Thirty years have passed since 52 Americans were held hostage for 444 days in a crisis that helped unseat an American president, upended American political calculations in the Middle East, and launched an enduring diplomatic freeze between the two former allies.
But you wouldn't know that to listen to Ayatollah Ali Khamenei, Iran's Supreme Leader, the only top Islamic guide since the death of the Ruhollah Khomeini, the Islamic engineer's key architect. At a ceremony in Tehran to commemorate the 30th anniversary of the U.S. Embassy takeover, Khamenei lashed out at the United States with rhetoric hearkening back to the glory days of the Islamic Revolution. America was still the "Great Satan," untrustworthy and eager to see Iran's demise, he charged.
In the harshest attack to date on America's new "engagement" strategy," Khamenei dismissed President Obama's overtures as just another ploy. "The new U.S. president has said nice things," Khamenei said. But "whenever they [US officials] smile at the officials of the Islamic revolution, when we carefully look at the situation we notice that they are hiding a dagger behind their back," Khamenei warned. "They have not changed their intentions [toward Iran]."
He also suggested that Iran would reject the American and Russian-backed United Nations proposal aimed at resolving a protracted dispute over Iran's nuclear program. "Negotiations in which the U.S. predetermines the result are like the relationship between a wolf and a lamb," Khamenei said. "We do not want this."
Khamenei's Iran seems frozen in time. Iran's rulers are still blaming the United States for their country's many woes. But today, most Iranians no longer believe them.
In some ways, the scene today mirrored that of 30 years ago, when the revolution's most extreme elements used the embassy seizure and hostage crisis to solidify their control of the state's institutions and unseat the more moderate Bazargan government.

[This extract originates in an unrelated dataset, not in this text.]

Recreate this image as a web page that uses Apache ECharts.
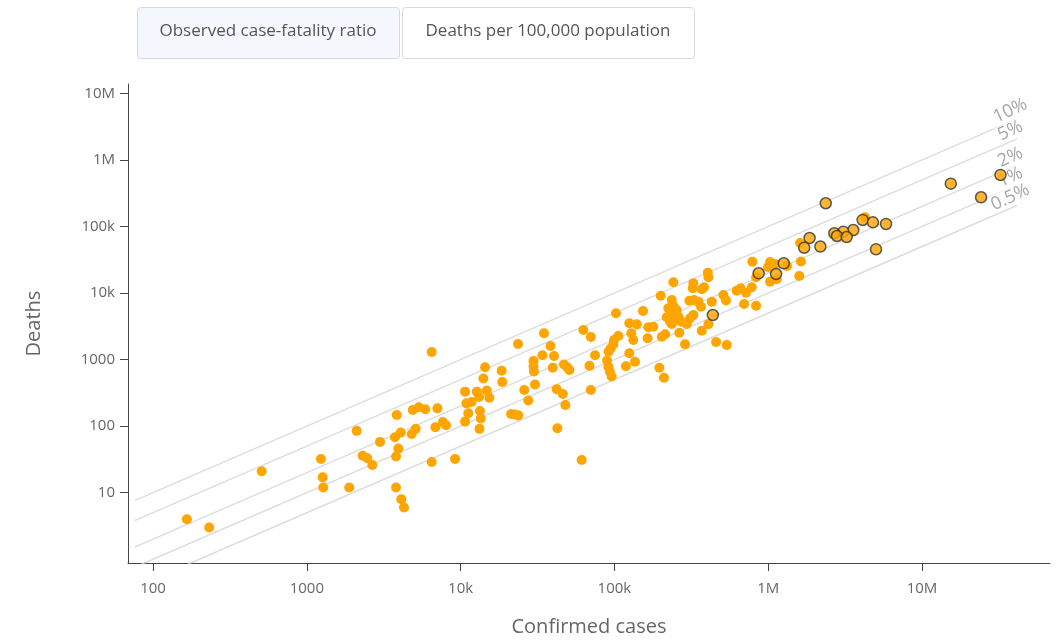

Then as now, riot police and security officials have flooded public squares and Islamic banners have been held high in the streets of Tehran.
But today, the banners that count are those of young Iranians proclaiming not "Death to America," but "Death to the Dictator," a reference to the Ayatollah himself and his repressive regime, which is still trying to solidify power by attacking external enemies, real and imagined.
Today, the Islamic regime is more fragile than ever before. There is massive discontent, within and against the regime over the fraudulent election that has kept President Mahmoud Ahmadinejad and the regime itself in power. Many of those former students who stormed the American embassy are now self-proclaimed champions of the "Green Movement" which is demanding reform and true democracy. Former presidents of the Islamic Republic, like Mohammed Khatami and Ali Akbar Rafsanjani, and demanding change that even they can believe in. So is another former militant stalwart, former speaker of the house Mehdi Karoubi, who has emerged as the regime's most outspoken critic. The Iranian government is now loathed by most of its people.
While Obama's advisers are right to warn that military action against Iran's nuclear facilities would most probably help shore up a failing regime -- bestowing on it the gift of Iranian patriotism -- discreet help from the outside could make some difference in the outcome of Iran's political fortunes. Moreover, there is no contradiction between trying to woo Iran away from its nuclear weapons path first through talks, on one hand, and, on the other, speaking out more vigorously in support of the dissidents who are fighting for reform at great personal peril. Yet Iranian reformers feel utterly abandoned by President Obama. And ironically, they, too, now blame Washington for failing to champion human rights, reform and an end to dictatorship.